_TASK PROMPT_. Only the lines from the start of the data through the line containing "2.84, 3.15, 3.66];" should be written out, exactly as they are, with both ends included and the pictures left out.

##########

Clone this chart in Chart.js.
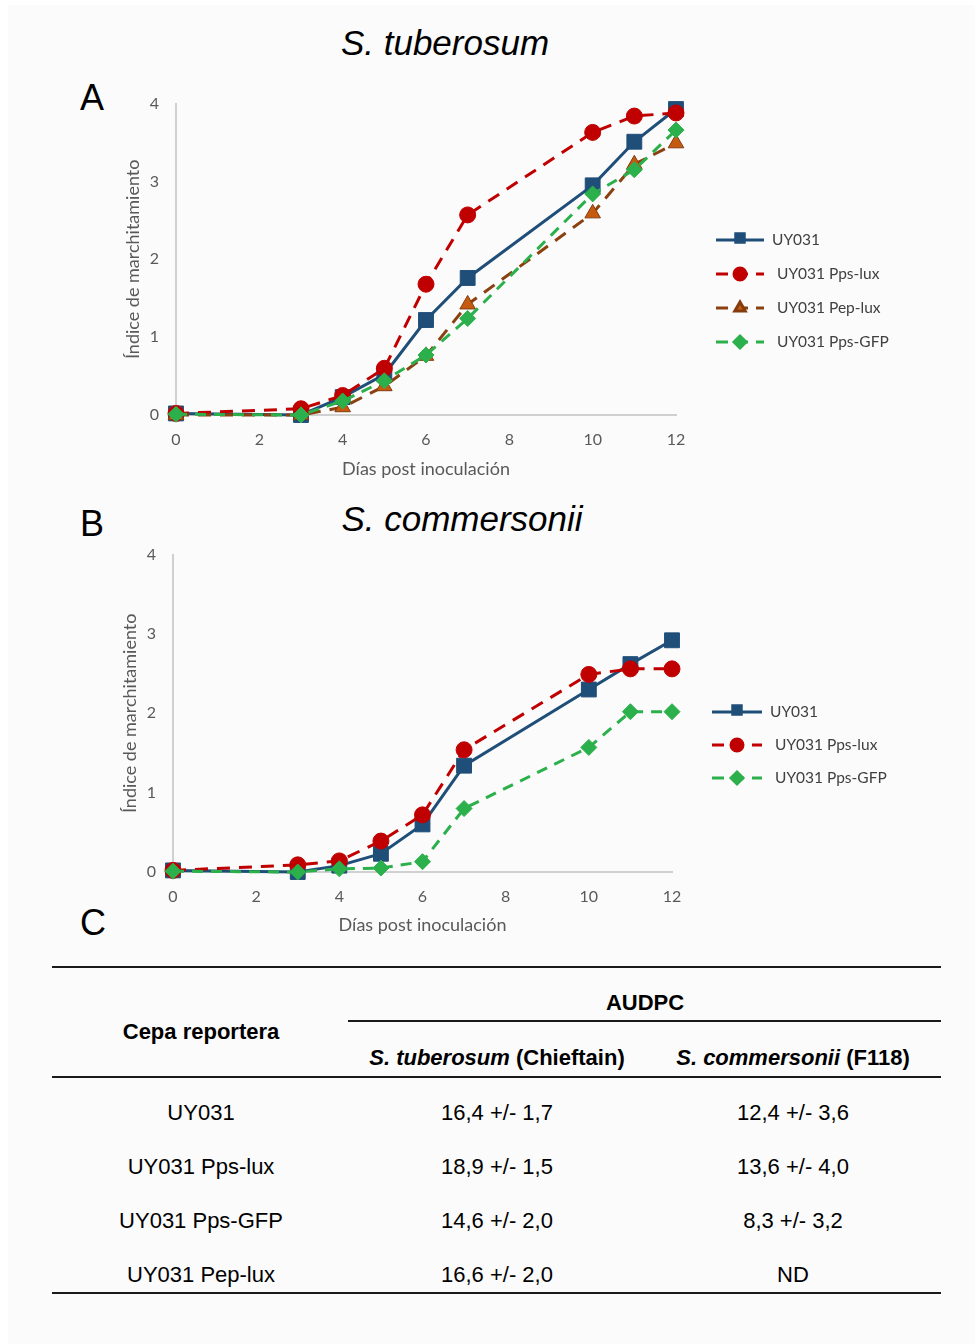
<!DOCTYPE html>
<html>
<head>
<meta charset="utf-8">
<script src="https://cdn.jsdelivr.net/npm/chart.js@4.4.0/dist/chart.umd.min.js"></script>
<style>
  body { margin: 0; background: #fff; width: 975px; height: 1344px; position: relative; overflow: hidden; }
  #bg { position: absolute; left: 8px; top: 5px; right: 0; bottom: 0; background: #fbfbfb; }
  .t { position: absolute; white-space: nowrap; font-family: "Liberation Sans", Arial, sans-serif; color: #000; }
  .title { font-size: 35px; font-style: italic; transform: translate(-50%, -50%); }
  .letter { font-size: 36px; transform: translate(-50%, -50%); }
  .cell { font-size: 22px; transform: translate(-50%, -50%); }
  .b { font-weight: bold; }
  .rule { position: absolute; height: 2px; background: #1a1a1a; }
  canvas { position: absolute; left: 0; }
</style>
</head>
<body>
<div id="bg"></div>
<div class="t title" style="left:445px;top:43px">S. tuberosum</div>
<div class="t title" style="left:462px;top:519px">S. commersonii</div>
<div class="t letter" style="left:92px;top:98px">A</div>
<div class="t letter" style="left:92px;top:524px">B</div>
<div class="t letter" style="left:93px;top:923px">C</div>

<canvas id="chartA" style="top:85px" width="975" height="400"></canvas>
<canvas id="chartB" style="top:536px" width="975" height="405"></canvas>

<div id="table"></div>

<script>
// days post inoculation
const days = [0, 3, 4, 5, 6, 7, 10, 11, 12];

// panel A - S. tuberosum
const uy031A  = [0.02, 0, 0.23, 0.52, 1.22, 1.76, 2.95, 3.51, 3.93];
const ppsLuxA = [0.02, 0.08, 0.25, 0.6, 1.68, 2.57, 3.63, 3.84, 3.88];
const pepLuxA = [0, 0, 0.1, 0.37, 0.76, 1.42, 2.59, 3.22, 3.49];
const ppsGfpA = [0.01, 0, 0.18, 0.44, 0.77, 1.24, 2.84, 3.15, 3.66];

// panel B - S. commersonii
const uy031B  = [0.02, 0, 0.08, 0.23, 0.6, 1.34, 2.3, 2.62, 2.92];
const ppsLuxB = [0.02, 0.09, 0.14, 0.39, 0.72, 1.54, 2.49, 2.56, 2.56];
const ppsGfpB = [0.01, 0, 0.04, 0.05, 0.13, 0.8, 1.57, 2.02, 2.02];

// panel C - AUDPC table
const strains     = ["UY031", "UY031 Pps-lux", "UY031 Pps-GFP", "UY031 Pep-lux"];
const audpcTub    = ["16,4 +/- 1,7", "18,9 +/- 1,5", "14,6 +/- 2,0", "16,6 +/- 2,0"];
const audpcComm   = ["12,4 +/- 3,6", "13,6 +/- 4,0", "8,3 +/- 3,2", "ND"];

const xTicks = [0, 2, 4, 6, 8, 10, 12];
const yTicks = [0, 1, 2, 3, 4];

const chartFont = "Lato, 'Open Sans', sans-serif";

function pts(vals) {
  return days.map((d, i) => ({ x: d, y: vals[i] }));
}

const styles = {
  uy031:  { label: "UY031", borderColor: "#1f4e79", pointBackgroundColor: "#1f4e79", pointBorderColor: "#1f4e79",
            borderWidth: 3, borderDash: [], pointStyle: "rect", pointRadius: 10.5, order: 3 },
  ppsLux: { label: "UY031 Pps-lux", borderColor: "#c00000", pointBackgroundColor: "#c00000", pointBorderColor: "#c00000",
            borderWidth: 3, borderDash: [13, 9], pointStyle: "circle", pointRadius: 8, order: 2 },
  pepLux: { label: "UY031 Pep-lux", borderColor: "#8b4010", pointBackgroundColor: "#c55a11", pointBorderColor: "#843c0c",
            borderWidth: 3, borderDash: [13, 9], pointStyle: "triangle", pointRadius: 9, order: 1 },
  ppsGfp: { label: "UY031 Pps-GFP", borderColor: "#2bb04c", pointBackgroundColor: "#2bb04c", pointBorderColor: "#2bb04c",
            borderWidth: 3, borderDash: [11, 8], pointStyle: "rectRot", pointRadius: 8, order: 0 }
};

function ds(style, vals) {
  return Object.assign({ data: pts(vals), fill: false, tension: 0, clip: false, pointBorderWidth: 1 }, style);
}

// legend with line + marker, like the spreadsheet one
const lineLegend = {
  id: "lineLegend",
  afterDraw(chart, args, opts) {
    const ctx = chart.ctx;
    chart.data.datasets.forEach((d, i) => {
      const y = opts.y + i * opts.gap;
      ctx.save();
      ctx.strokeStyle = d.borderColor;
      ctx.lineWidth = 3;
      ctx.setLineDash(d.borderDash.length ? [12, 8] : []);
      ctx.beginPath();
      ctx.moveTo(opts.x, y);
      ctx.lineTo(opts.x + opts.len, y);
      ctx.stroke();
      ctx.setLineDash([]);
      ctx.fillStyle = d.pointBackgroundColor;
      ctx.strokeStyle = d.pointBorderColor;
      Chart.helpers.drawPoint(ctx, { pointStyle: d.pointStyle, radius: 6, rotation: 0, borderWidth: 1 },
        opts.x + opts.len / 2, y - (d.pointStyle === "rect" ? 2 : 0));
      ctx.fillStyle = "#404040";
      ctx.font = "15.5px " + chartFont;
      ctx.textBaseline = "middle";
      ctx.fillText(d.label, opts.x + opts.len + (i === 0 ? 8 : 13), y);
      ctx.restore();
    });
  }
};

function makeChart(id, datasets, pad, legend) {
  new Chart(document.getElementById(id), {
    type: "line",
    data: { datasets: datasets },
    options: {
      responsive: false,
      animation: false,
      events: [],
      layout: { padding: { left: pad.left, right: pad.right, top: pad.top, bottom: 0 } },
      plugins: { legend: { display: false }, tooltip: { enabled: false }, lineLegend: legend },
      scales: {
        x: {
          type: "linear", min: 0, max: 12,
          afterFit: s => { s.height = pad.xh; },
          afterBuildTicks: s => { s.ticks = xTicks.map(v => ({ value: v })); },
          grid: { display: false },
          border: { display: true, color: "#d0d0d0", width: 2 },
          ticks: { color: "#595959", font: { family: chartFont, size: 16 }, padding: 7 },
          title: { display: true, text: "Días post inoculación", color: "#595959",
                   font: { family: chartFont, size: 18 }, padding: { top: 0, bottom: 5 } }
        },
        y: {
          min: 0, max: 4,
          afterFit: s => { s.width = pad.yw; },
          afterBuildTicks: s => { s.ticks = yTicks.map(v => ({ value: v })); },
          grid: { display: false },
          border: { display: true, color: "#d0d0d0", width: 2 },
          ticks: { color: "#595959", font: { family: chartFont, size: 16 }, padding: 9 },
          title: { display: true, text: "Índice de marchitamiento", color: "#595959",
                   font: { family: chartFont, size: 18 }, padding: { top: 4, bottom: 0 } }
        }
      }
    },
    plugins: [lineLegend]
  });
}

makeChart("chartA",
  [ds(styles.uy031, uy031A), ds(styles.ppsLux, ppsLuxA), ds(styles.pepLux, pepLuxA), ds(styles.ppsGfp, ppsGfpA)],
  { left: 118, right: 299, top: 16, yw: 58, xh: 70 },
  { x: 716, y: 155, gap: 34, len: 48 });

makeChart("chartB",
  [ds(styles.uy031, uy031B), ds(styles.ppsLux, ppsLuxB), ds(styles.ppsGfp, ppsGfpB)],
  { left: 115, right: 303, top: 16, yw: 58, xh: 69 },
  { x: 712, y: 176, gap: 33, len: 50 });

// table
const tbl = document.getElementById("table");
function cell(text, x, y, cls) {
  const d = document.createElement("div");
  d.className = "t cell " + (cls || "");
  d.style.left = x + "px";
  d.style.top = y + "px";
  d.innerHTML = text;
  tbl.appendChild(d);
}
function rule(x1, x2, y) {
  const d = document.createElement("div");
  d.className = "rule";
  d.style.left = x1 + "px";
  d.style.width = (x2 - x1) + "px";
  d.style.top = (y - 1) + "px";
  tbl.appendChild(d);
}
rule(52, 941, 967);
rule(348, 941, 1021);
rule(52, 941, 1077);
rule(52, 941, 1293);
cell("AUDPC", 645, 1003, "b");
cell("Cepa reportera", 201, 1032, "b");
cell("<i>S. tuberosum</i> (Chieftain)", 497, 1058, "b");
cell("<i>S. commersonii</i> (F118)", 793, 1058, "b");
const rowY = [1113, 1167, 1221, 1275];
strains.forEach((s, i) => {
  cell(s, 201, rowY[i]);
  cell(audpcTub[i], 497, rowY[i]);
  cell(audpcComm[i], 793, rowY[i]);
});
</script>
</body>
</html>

##########

_WRITTEN REPLY_.
Clone this chart in Chart.js.
<!DOCTYPE html>
<html>
<head>
<meta charset="utf-8">
<script src="https://cdn.jsdelivr.net/npm/chart.js@4.4.0/dist/chart.umd.min.js"></script>
<style>
  body { margin: 0; background: #fff; width: 975px; height: 1344px; position: relative; overflow: hidden; }
  #bg { position: absolute; left: 8px; top: 5px; right: 0; bottom: 0; background: #fbfbfb; }
  .t { position: absolute; white-space: nowrap; font-family: "Liberation Sans", Arial, sans-serif; color: #000; }
  .title { font-size: 35px; font-style: italic; transform: translate(-50%, -50%); }
  .letter { font-size: 36px; transform: translate(-50%, -50%); }
  .cell { font-size: 22px; transform: translate(-50%, -50%); }
  .b { font-weight: bold; }
  .rule { position: absolute; height: 2px; background: #1a1a1a; }
  canvas { position: absolute; left: 0; }
</style>
</head>
<body>
<div id="bg"></div>
<div class="t title" style="left:445px;top:43px">S. tuberosum</div>
<div class="t title" style="left:462px;top:519px">S. commersonii</div>
<div class="t letter" style="left:92px;top:98px">A</div>
<div class="t letter" style="left:92px;top:524px">B</div>
<div class="t letter" style="left:93px;top:923px">C</div>

<canvas id="chartA" style="top:85px" width="975" height="400"></canvas>
<canvas id="chartB" style="top:536px" width="975" height="405"></canvas>

<div id="table"></div>

<script>
// days post inoculation
const days = [0, 3, 4, 5, 6, 7, 10, 11, 12];

// panel A - S. tuberosum
const uy031A  = [0.02, 0, 0.23, 0.52, 1.22, 1.76, 2.95, 3.51, 3.93];
const ppsLuxA = [0.02, 0.08, 0.25, 0.6, 1.68, 2.57, 3.63, 3.84, 3.88];
const pepLuxA = [0, 0, 0.1, 0.37, 0.76, 1.42, 2.59, 3.22, 3.49];
const ppsGfpA = [0.01, 0, 0.18, 0.44, 0.77, 1.24, 2.84, 3.15, 3.66];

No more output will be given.